Plotting code records
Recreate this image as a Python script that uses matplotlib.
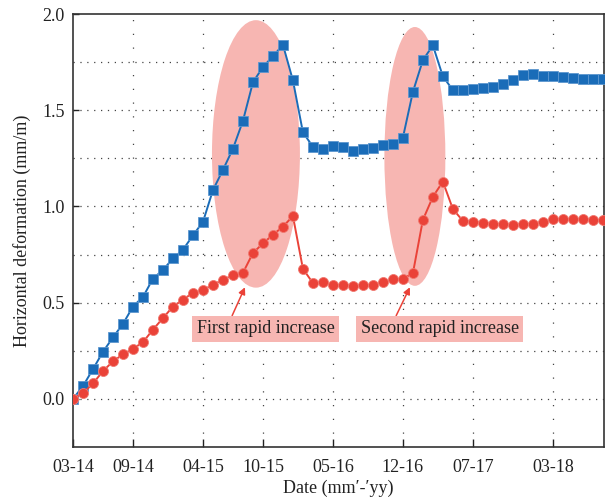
import matplotlib
matplotlib.use("Agg")
import matplotlib.pyplot as plt
from matplotlib.patches import Ellipse
import numpy as np

plt.rcParams['font.family'] = ['Liberation Serif', 'DejaVu Serif']

# month index from 03-2014
tick_pos = [0, 6, 13, 19, 26, 33, 40, 48]
tick_labels = ["03-14", "09-14", "04-15", "10-15", "05-16", "12-16", "07-17", "03-18"]

blue = [0.0, 0.067, 0.155, 0.245, 0.32, 0.39, 0.48, 0.53, 0.625, 0.67,
        0.73, 0.775, 0.85, 0.92, 1.085, 1.19, 1.30, 1.445, 1.645, 1.725,
        1.78, 1.84, 1.655, 1.385, 1.31, 1.30, 1.313, 1.31, 1.29, 1.297,
        1.304, 1.318, 1.325, 1.357, 1.595, 1.76, 1.837, 1.676, 1.605, 1.607,
        1.61, 1.614, 1.622, 1.636, 1.657, 1.685, 1.688, 1.676, 1.68, 1.673,
        1.67, 1.662, 1.662, 1.662]
red = [0.0, 0.03, 0.08, 0.145, 0.195, 0.232, 0.26, 0.295, 0.36, 0.42,
       0.48, 0.515, 0.552, 0.565, 0.594, 0.618, 0.644, 0.655, 0.758, 0.808,
       0.853, 0.895, 0.95, 0.676, 0.602, 0.606, 0.592, 0.592, 0.587, 0.59,
       0.594, 0.606, 0.621, 0.625, 0.652, 0.93, 1.05, 1.129, 0.987, 0.925,
       0.92, 0.916, 0.91, 0.907, 0.904, 0.91, 0.91, 0.92, 0.933, 0.933,
       0.933, 0.933, 0.93, 0.93]
months = np.arange(len(blue))

BLUE = '#1a6cb8'
RED = '#ea4238'
PINK = '#f7b6b2'

fig = plt.figure(figsize=(6.05, 5.04), dpi=100)
ax = fig.add_axes([0.1207, 0.1131, 0.8773, 0.8591])

# highlight ellipses (annotation shapes)
ax.add_patch(Ellipse((18.3, 1.273), 8.8, 1.39, facecolor=PINK, edgecolor='none', zorder=1))
ax.add_patch(Ellipse((34.2, 1.26), 6.1, 1.345, facecolor=PINK, edgecolor='none', zorder=1))

ax.plot(months, blue, color=BLUE, lw=1.4, marker='s', ms=6.5,
        mfc=BLUE, mec='#5d97cf', mew=0.6, zorder=3)
ax.plot(months, red, color=RED, lw=1.4, marker='o', ms=7.2,
        mfc=RED, mec='#f07a72', mew=0.6, zorder=3)

ax.set_xlim(0, 53.1)
ax.set_ylim(-0.25, 2.0)
ax.set_xticks(tick_pos)
ax.set_xticklabels(tick_labels)
ax.set_yticks([0.0, 0.5, 1.0, 1.5, 2.0])
ax.set_yticklabels(["0.0", "0.5", "1.0", "1.5", "2.0"])

# grid
for v in [0.0, 0.25, 0.5, 0.75, 1.0, 1.25, 1.5, 1.75]:
    ax.axhline(v, color='#444444', lw=0.9, ls=(0, (1, 4.5)), zorder=0.5)
for t in tick_pos[1:]:
    ax.axvline(t, color='#444444', lw=0.9, ls=(0, (1, 10)), zorder=0.5)

ax.tick_params(axis='x', direction='in', length=6, width=1, pad=9,
               labelsize=13, colors='#222222')
ax.tick_params(axis='y', direction='in', length=4, width=1, pad=6,
               labelsize=13, colors='#222222')
for s in ax.spines.values():
    s.set_color('#333333')
    s.set_linewidth(1.2)

ax.set_xlabel("Date (mm\u2032-\u2032yy)", fontsize=13, labelpad=2, color='#222222')
ax.set_ylabel("Horizontal deformation (mm/m)", fontsize=13, labelpad=8, color='#222222')

box = dict(boxstyle='square,pad=0.25', facecolor=PINK, edgecolor='none')
ax.annotate("First rapid increase", xy=(17.2, 0.58), xytext=(19.3, 0.365),
            ha='center', va='center', fontsize=13, color='#222222', bbox=box,
            arrowprops=dict(arrowstyle='-|>', color=RED, lw=1.1,
                            mutation_scale=10, shrinkA=0, shrinkB=0,
                            relpos=(0.24, 1.0)), zorder=4)
ax.annotate("Second rapid increase", xy=(33.7, 0.58), xytext=(36.7, 0.365),
            ha='center', va='center', fontsize=13, color='#222222', bbox=box,
            arrowprops=dict(arrowstyle='-|>', color=RED, lw=1.1,
                            mutation_scale=10, shrinkA=0, shrinkB=0,
                            relpos=(0.21, 1.0)), zorder=4)

fig.savefig("out.png", dpi=100)
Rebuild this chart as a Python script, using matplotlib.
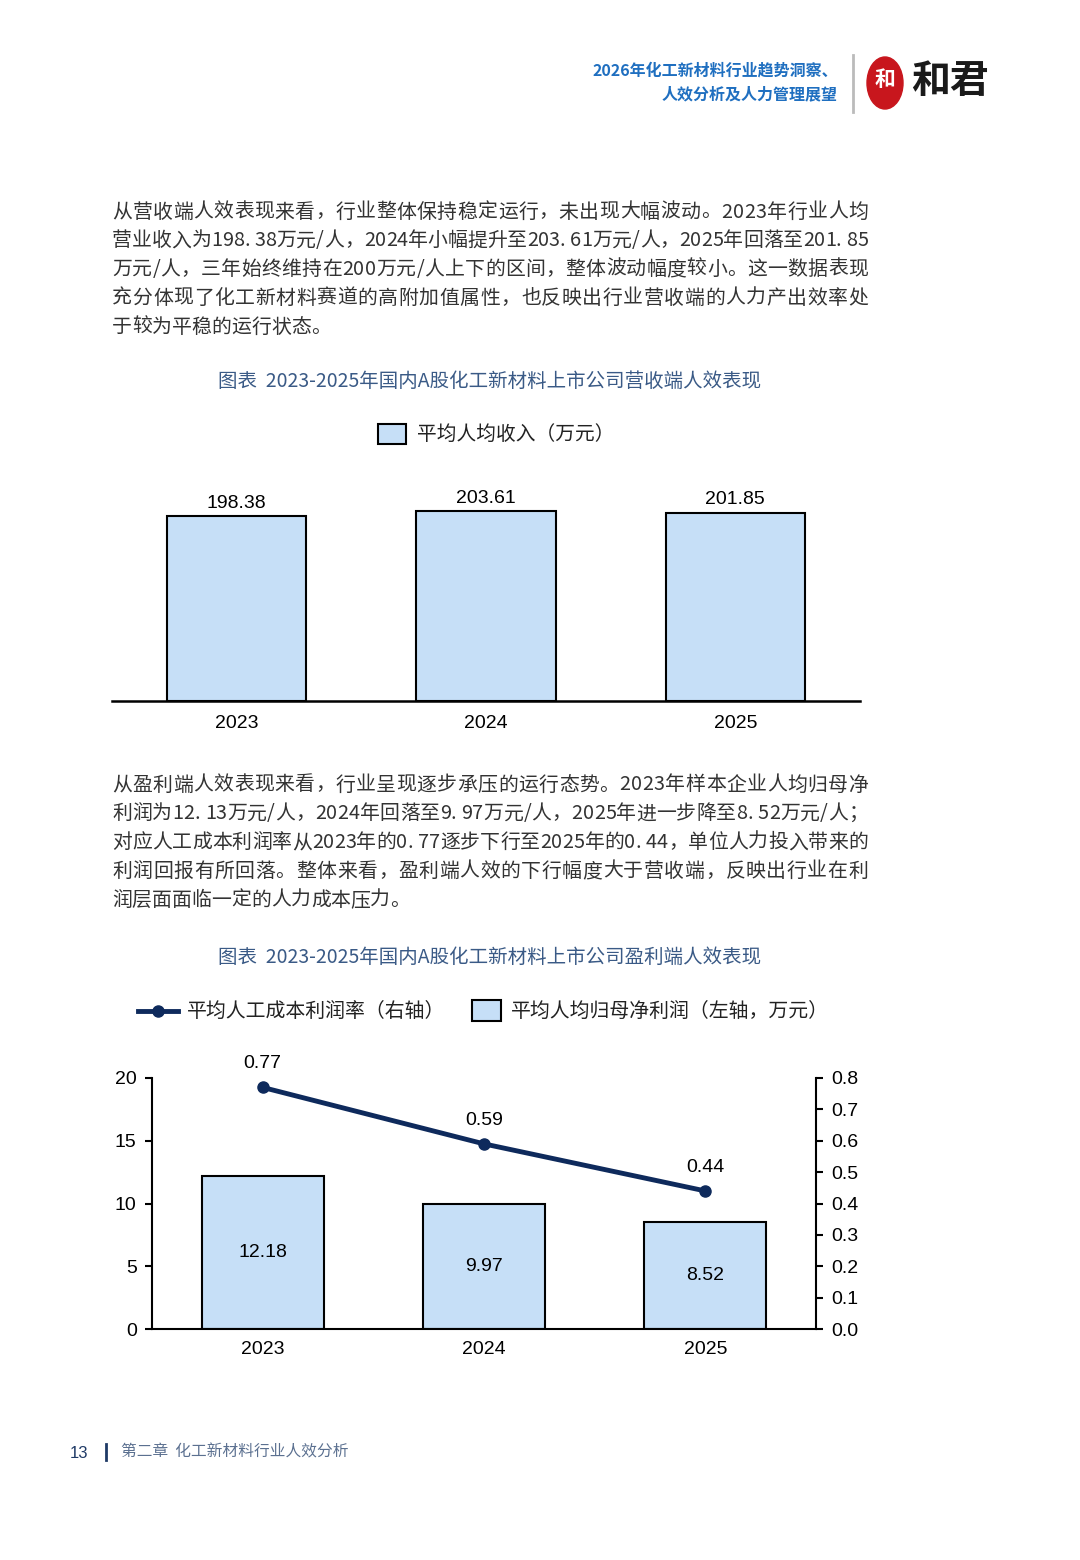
import matplotlib
matplotlib.use("Agg")
import matplotlib.pyplot as plt
from matplotlib.patches import Rectangle, Ellipse
from matplotlib.lines import Line2D

# ---------------- data ----------------
years = ["2023", "2024", "2025"]
revenue_per_capita = [198.38, 203.61, 201.85]
profit_per_capita = [12.18, 9.97, 8.52]
labor_cost_profit_rate = [0.77, 0.59, 0.44]
left_ticks = [0, 5, 10, 15, 20]
right_ticks = [0.0, 0.1, 0.2, 0.3, 0.4, 0.5, 0.6, 0.7, 0.8]

header_lines = ["2026年化工新材料行业趋势洞察、", "人效分析及人力管理展望"]
para1 = [
    "从营收端人效表现来看，行业整体保持稳定运行，未出现大幅波动。2023年行业人均",
    "营业收入为198. 38万元/人，2024年小幅提升至203. 61万元/人，2025年回落至201. 85",
    "万元/人，三年始终维持在200万元/人上下的区间，整体波动幅度较小。这一数据表现",
    "充分体现了化工新材料赛道的高附加值属性，也反映出行业营收端的人力产出效率处",
    "于较为平稳的运行状态。",
]
para2 = [
    "从盈利端人效表现来看，行业呈现逐步承压的运行态势。2023年样本企业人均归母净",
    "利润为12. 13万元/人，2024年回落至9. 97万元/人，2025年进一步降至8. 52万元/人；",
    "对应人工成本利润率从2023年的0. 77逐步下行至2025年的0. 44，单位人力投入带来的",
    "利润回报有所回落。整体来看，盈利端人效的下行幅度大于营收端，反映出行业在利",
    "润层面面临一定的人力成本压力。",
]
title1 = "图表  2023-2025年国内A股化工新材料上市公司营收端人效表现"
title2 = "图表  2023-2025年国内A股化工新材料上市公司盈利端人效表现"
legend1 = "平均人均收入（万元）"
legend2_line = "平均人工成本利润率（右轴）"
legend2_bar = "平均人均归母净利润（左轴，万元）"
footer_page = "13"
footer_text = "第二章  化工新材料行业人效分析"

# ---------------- style ----------------
W, H = 1080, 1560
CJK = ["Noto Sans CJK SC", "DejaVu Sans"]
NUM = ["Liberation Sans", "DejaVu Sans"]
BAR_FILL = "#c6dff7"
LINE_C = "#0e2a5c"
TITLE_C = "#3a5a86"
BODY_C = "#333333"

fig = plt.figure(figsize=(W / 100, H / 100), dpi=100)
fig.patch.set_facecolor("white")
renderer = fig.canvas.get_renderer()


def fx(x):
    return x / W


def fy(y):
    return 1 - y / H


def ftext(x, y, s, **kw):
    kw.setdefault("family", CJK)
    return fig.text(fx(x), fy(y), s, **kw)


def measure(s, **kw):
    t = fig.text(0, 0, s, **kw)
    w = t.get_window_extent(renderer).width
    t.remove()
    return w


def justified_line(x0, x1, y, line, justify, **kw):
    kw.setdefault("family", CJK)
    base = measure("|", **kw)
    pos = [0.0]
    for k in range(1, len(line) + 1):
        pos.append(measure(line[:k] + "|", **kw) - base)
    natural = pos[-1]
    n = len(line)
    extra = (x1 - x0 - natural) / (n - 1) if (justify and n > 1) else 0.0
    for k, ch in enumerate(line):
        if ch == " ":
            continue
        ftext(x0 + pos[k] + k * extra, y, ch, ha="left", va="center", **kw)


# ---------------- header ----------------
ftext(838, 71, header_lines[0], ha="right", va="center", fontsize=11.5,
      color="#1f6fc0", fontweight="bold")
ftext(838, 94, header_lines[1], ha="right", va="center", fontsize=11.5,
      color="#1f6fc0", fontweight="bold")
fig.add_artist(Line2D([fx(853), fx(853)], [fy(55), fy(112)], color="#bbbbbb",
                      lw=2, transform=fig.transFigure))
fig.add_artist(Ellipse((fx(885), fy(83)), 36 / W, 52 / H, color="#c8161d",
                       transform=fig.transFigure))
ftext(885, 80, "和", ha="center", va="center", fontsize=15, color="white",
      fontweight="bold")
ftext(911, 82, "和君", ha="left", va="center", fontsize=28, color="#1a1a1a",
      fontweight="bold")

# ---------------- paragraphs ----------------
for i, line in enumerate(para1):
    justified_line(112, 868, 212 + i * 28.8, line, i < len(para1) - 1,
                   fontsize=14.3, color=BODY_C)
for i, line in enumerate(para2):
    justified_line(112, 868, 785 + i * 28.8, line, i < len(para2) - 1,
                   fontsize=14.3, color=BODY_C)

# ---------------- chart titles ----------------
ftext(490, 381, title1, ha="center", va="center", fontsize=14, color=TITLE_C)
ftext(490, 957, title2, ha="center", va="center", fontsize=14, color=TITLE_C)

# ---------------- chart 1 ----------------
ax1 = fig.add_axes([fx(112), fy(701), 748 / W, 224 / H])
x = list(range(len(years)))
ax1.bar(x, revenue_per_capita, width=0.56, color=BAR_FILL,
        edgecolor="black", linewidth=1.5, zorder=2)
ax1.set_xlim(-0.5, 2.5)
ax1.set_ylim(0, 240)
for s in ["left", "right", "top"]:
    ax1.spines[s].set_visible(False)
ax1.spines["bottom"].set_linewidth(1.8)
ax1.set_yticks([])
ax1.set_xticks(x)
ax1.set_xticklabels(years, family=NUM, fontsize=14)
ax1.tick_params(axis="x", length=0, pad=10)
for xi, v in zip(x, revenue_per_capita):
    ax1.annotate(f"{v:.2f}", (xi, v), xytext=(0, 3), textcoords="offset points",
                 ha="center", va="bottom", family=NUM, fontsize=14)

# legend 1
fig.add_artist(Rectangle((fx(378), fy(444)), 28 / W, 20 / H, facecolor=BAR_FILL,
                         edgecolor="black", lw=1.5, transform=fig.transFigure))
ftext(417, 434, legend1, ha="left", va="center", fontsize=14.2, color="#222222")

# ---------------- chart 2 ----------------
ax2 = fig.add_axes([fx(152), fy(1329), 664 / W, 251 / H])
ax2.bar(x, profit_per_capita, width=0.55, color=BAR_FILL, edgecolor="black",
        linewidth=1.5, zorder=2)
ax2.set_xlim(-0.5, 2.5)
ax2.set_ylim(0, 20)
ax2.set_yticks(left_ticks)
ax2.set_yticklabels([str(t) for t in left_ticks], family=NUM, fontsize=14)
ax2.set_xticks(x)
ax2.set_xticklabels(years, family=NUM, fontsize=14)
ax2.tick_params(axis="x", length=0, pad=9)
ax2.tick_params(axis="y", length=5, width=1.5, pad=6, direction="out")
ax2.spines["top"].set_visible(False)
ax2.spines["right"].set_visible(False)
for s in ["left", "bottom"]:
    ax2.spines[s].set_linewidth(1.5)
for xi, v in zip(x, profit_per_capita):
    ax2.text(xi, v / 2, f"{v:.2f}", ha="center", va="center", family=NUM,
             fontsize=14)

ax3 = ax2.twinx()
ax3.set_ylim(0, 0.8)
ax3.plot(x, labor_cost_profit_rate, color=LINE_C, lw=3.5, marker="o",
         markersize=8, zorder=5)
ax3.set_yticks(right_ticks)
ax3.set_yticklabels([f"{t:.1f}" for t in right_ticks], family=NUM, fontsize=14)
ax3.tick_params(axis="y", length=5, width=1.5, pad=6, direction="out")
for s in ["top", "left", "bottom"]:
    ax3.spines[s].set_visible(False)
ax3.spines["right"].set_linewidth(1.5)
for xi, v in zip(x, labor_cost_profit_rate):
    ax3.annotate(f"{v:.2f}", (xi, v), xytext=(0, 11), textcoords="offset points",
                 ha="center", va="bottom", family=NUM, fontsize=14)

# legend 2
fig.add_artist(Line2D([fx(138), fx(178)], [fy(1011), fy(1011)], color=LINE_C,
                      lw=3.5, transform=fig.transFigure))
fig.add_artist(Line2D([fx(158)], [fy(1011)], color=LINE_C, marker="o",
                      markersize=8, transform=fig.transFigure))
ftext(187, 1011, legend2_line, ha="left", va="center", fontsize=14.3,
      color="#222222")
fig.add_artist(Rectangle((fx(472), fy(1021)), 29 / W, 21 / H, facecolor=BAR_FILL,
                         edgecolor="black", lw=1.5, transform=fig.transFigure))
ftext(511, 1011, legend2_bar, ha="left", va="center", fontsize=14.3,
      color="#222222")

# ---------------- footer ----------------
ftext(70, 1453, footer_page, ha="left", va="center", fontsize=12,
      color="#1f3a66", family=NUM)
fig.add_artist(Line2D([fx(106), fx(106)], [fy(1444), fy(1460)], color="#1f3a66",
                      lw=2, transform=fig.transFigure))
ftext(121, 1452, footer_text, ha="left", va="center", fontsize=11.3,
      color="#5b7090")

fig.savefig("out.png", dpi=100, facecolor="white")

Required work: Repeat the lines between those holding "Rebuild this chart" and "from matplotlib.lines import Line2D", inclusive. Pictures stay out.

Exercise response:
Rebuild this chart as a Python script, using matplotlib.
import matplotlib
matplotlib.use("Agg")
import matplotlib.pyplot as plt
from matplotlib.patches import Rectangle, Ellipse
from matplotlib.lines import Line2D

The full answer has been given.